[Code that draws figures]
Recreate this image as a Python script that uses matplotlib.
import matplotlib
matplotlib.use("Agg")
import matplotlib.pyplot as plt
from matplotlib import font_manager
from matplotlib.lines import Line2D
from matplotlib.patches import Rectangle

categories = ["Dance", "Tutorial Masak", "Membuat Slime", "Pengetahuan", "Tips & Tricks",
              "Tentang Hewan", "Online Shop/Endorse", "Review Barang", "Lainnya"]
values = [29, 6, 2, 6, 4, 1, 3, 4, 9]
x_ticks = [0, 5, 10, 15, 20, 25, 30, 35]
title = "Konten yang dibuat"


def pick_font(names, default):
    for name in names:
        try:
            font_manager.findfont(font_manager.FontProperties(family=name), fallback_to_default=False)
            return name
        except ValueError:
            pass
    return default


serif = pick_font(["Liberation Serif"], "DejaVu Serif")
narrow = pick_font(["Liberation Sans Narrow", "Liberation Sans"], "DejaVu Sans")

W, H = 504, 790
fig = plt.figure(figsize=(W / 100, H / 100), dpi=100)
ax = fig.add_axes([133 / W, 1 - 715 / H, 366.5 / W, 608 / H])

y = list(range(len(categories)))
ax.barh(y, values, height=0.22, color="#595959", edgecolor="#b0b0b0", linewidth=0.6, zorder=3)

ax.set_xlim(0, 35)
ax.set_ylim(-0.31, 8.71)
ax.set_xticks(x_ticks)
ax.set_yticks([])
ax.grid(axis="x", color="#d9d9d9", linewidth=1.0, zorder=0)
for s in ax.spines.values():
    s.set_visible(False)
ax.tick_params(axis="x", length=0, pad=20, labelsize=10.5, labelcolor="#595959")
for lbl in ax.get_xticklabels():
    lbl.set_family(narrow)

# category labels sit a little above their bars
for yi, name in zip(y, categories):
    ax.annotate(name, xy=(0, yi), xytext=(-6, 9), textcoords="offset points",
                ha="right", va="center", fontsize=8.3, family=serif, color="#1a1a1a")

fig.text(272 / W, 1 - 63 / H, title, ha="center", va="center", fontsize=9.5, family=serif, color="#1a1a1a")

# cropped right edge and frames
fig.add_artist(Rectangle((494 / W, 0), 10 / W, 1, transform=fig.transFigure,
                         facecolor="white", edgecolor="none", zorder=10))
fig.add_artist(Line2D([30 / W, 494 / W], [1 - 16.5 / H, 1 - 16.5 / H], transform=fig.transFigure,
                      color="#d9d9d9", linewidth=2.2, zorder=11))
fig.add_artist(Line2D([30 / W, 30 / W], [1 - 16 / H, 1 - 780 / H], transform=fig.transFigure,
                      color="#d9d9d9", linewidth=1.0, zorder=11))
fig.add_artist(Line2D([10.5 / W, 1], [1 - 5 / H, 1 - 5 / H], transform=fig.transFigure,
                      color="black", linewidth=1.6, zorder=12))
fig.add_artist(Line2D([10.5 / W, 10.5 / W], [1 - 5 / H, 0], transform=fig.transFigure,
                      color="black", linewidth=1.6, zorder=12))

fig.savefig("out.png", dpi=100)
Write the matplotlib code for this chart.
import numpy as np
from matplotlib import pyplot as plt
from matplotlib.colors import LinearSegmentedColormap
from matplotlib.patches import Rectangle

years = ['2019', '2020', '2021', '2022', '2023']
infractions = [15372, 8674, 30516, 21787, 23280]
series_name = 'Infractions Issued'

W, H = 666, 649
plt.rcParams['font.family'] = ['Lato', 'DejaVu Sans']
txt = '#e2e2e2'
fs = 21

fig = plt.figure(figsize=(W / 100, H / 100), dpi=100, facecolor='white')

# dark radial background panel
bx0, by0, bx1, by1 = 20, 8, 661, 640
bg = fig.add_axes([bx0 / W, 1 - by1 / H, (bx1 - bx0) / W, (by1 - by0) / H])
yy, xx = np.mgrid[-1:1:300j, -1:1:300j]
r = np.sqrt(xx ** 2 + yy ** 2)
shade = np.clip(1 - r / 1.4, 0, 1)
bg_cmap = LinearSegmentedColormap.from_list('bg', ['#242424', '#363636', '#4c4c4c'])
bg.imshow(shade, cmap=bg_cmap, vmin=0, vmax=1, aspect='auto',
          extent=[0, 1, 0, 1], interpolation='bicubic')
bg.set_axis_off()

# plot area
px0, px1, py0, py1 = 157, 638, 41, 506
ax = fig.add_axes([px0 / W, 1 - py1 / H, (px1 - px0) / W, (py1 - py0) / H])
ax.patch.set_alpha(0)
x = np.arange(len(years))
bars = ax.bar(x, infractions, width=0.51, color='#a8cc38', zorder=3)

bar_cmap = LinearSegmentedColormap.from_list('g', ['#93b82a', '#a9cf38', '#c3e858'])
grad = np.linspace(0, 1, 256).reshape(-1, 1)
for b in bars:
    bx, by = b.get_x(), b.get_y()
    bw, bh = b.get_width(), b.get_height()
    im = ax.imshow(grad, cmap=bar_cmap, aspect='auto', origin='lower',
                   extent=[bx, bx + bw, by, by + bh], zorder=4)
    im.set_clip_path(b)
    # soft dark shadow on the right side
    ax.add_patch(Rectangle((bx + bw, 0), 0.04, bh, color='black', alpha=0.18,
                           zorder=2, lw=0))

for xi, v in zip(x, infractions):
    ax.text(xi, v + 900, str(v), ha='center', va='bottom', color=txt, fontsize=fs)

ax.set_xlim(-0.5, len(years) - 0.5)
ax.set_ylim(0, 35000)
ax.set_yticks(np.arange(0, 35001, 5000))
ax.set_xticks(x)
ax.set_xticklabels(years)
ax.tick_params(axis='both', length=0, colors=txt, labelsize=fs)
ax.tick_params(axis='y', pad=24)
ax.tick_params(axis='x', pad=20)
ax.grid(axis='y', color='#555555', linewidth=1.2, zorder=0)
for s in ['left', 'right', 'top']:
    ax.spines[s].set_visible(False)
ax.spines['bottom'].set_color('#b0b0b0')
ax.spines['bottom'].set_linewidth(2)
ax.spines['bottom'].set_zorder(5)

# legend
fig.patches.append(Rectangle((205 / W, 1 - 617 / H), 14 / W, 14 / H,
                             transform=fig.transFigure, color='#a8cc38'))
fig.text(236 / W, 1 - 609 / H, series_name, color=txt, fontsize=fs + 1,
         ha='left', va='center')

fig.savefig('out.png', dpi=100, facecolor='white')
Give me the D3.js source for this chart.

PROBLEM TO WORK ON - From the data above, extract every line in its exact form.

THE SOLUTION -
Recreate this image as a Python script that uses matplotlib.
import matplotlib
matplotlib.use("Agg")
import matplotlib.pyplot as plt
from matplotlib import font_manager
from matplotlib.lines import Line2D
from matplotlib.patches import Rectangle

categories = ["Dance", "Tutorial Masak", "Membuat Slime", "Pengetahuan", "Tips & Tricks",
              "Tentang Hewan", "Online Shop/Endorse", "Review Barang", "Lainnya"]
values = [29, 6, 2, 6, 4, 1, 3, 4, 9]
x_ticks = [0, 5, 10, 15, 20, 25, 30, 35]
title = "Konten yang dibuat"


def pick_font(names, default):
    for name in names:
        try:
            font_manager.findfont(font_manager.FontProperties(family=name), fallback_to_default=False)
            return name
        except ValueError:
            pass
    return default


serif = pick_font(["Liberation Serif"], "DejaVu Serif")
narrow = pick_font(["Liberation Sans Narrow", "Liberation Sans"], "DejaVu Sans")

W, H = 504, 790
fig = plt.figure(figsize=(W / 100, H / 100), dpi=100)
ax = fig.add_axes([133 / W, 1 - 715 / H, 366.5 / W, 608 / H])

y = list(range(len(categories)))
ax.barh(y, values, height=0.22, color="#595959", edgecolor="#b0b0b0", linewidth=0.6, zorder=3)

ax.set_xlim(0, 35)
ax.set_ylim(-0.31, 8.71)
ax.set_xticks(x_ticks)
ax.set_yticks([])
ax.grid(axis="x", color="#d9d9d9", linewidth=1.0, zorder=0)
for s in ax.spines.values():
    s.set_visible(False)
ax.tick_params(axis="x", length=0, pad=20, labelsize=10.5, labelcolor="#595959")
for lbl in ax.get_xticklabels():
    lbl.set_family(narrow)

# category labels sit a little above their bars
for yi, name in zip(y, categories):
    ax.annotate(name, xy=(0, yi), xytext=(-6, 9), textcoords="offset points",
                ha="right", va="center", fontsize=8.3, family=serif, color="#1a1a1a")

fig.text(272 / W, 1 - 63 / H, title, ha="center", va="center", fontsize=9.5, family=serif, color="#1a1a1a")

# cropped right edge and frames
fig.add_artist(Rectangle((494 / W, 0), 10 / W, 1, transform=fig.transFigure,
                         facecolor="white", edgecolor="none", zorder=10))
fig.add_artist(Line2D([30 / W, 494 / W], [1 - 16.5 / H, 1 - 16.5 / H], transform=fig.transFigure,
                      color="#d9d9d9", linewidth=2.2, zorder=11))
fig.add_artist(Line2D([30 / W, 30 / W], [1 - 16 / H, 1 - 780 / H], transform=fig.transFigure,
                      color="#d9d9d9", linewidth=1.0, zorder=11))
fig.add_artist(Line2D([10.5 / W, 1], [1 - 5 / H, 1 - 5 / H], transform=fig.transFigure,
                      color="black", linewidth=1.6, zorder=12))
fig.add_artist(Line2D([10.5 / W, 10.5 / W], [1 - 5 / H, 0], transform=fig.transFigure,
                      color="black", linewidth=1.6, zorder=12))

fig.savefig("out.png", dpi=100)
Write the matplotlib code for this chart.
import numpy as np
from matplotlib import pyplot as plt
from matplotlib.colors import LinearSegmentedColormap
from matplotlib.patches import Rectangle

years = ['2019', '2020', '2021', '2022', '2023']
infractions = [15372, 8674, 30516, 21787, 23280]
series_name = 'Infractions Issued'

W, H = 666, 649
plt.rcParams['font.family'] = ['Lato', 'DejaVu Sans']
txt = '#e2e2e2'
fs = 21

fig = plt.figure(figsize=(W / 100, H / 100), dpi=100, facecolor='white')

# dark radial background panel
bx0, by0, bx1, by1 = 20, 8, 661, 640
bg = fig.add_axes([bx0 / W, 1 - by1 / H, (bx1 - bx0) / W, (by1 - by0) / H])
yy, xx = np.mgrid[-1:1:300j, -1:1:300j]
r = np.sqrt(xx ** 2 + yy ** 2)
shade = np.clip(1 - r / 1.4, 0, 1)
bg_cmap = LinearSegmentedColormap.from_list('bg', ['#242424', '#363636', '#4c4c4c'])
bg.imshow(shade, cmap=bg_cmap, vmin=0, vmax=1, aspect='auto',
          extent=[0, 1, 0, 1], interpolation='bicubic')
bg.set_axis_off()

# plot area
px0, px1, py0, py1 = 157, 638, 41, 506
ax = fig.add_axes([px0 / W, 1 - py1 / H, (px1 - px0) / W, (py1 - py0) / H])
ax.patch.set_alpha(0)
x = np.arange(len(years))
bars = ax.bar(x, infractions, width=0.51, color='#a8cc38', zorder=3)

bar_cmap = LinearSegmentedColormap.from_list('g', ['#93b82a', '#a9cf38', '#c3e858'])
grad = np.linspace(0, 1, 256).reshape(-1, 1)
for b in bars:
    bx, by = b.get_x(), b.get_y()
    bw, bh = b.get_width(), b.get_height()
    im = ax.imshow(grad, cmap=bar_cmap, aspect='auto', origin='lower',
                   extent=[bx, bx + bw, by, by + bh], zorder=4)
    im.set_clip_path(b)
    # soft dark shadow on the right side
    ax.add_patch(Rectangle((bx + bw, 0), 0.04, bh, color='black', alpha=0.18,
                           zorder=2, lw=0))

for xi, v in zip(x, infractions):
    ax.text(xi, v + 900, str(v), ha='center', va='bottom', color=txt, fontsize=fs)

ax.set_xlim(-0.5, len(years) - 0.5)
ax.set_ylim(0, 35000)
ax.set_yticks(np.arange(0, 35001, 5000))
ax.set_xticks(x)
ax.set_xticklabels(years)
ax.tick_params(axis='both', length=0, colors=txt, labelsize=fs)
ax.tick_params(axis='y', pad=24)
ax.tick_params(axis='x', pad=20)
ax.grid(axis='y', color='#555555', linewidth=1.2, zorder=0)
for s in ['left', 'right', 'top']:
    ax.spines[s].set_visible(False)
ax.spines['bottom'].set_color('#b0b0b0')
ax.spines['bottom'].set_linewidth(2)
ax.spines['bottom'].set_zorder(5)

# legend
fig.patches.append(Rectangle((205 / W, 1 - 617 / H), 14 / W, 14 / H,
                             transform=fig.transFigure, color='#a8cc38'))
fig.text(236 / W, 1 - 609 / H, series_name, color=txt, fontsize=fs + 1,
         ha='left', va='center')

fig.savefig('out.png', dpi=100, facecolor='white')
Give me the D3.js source for this chart.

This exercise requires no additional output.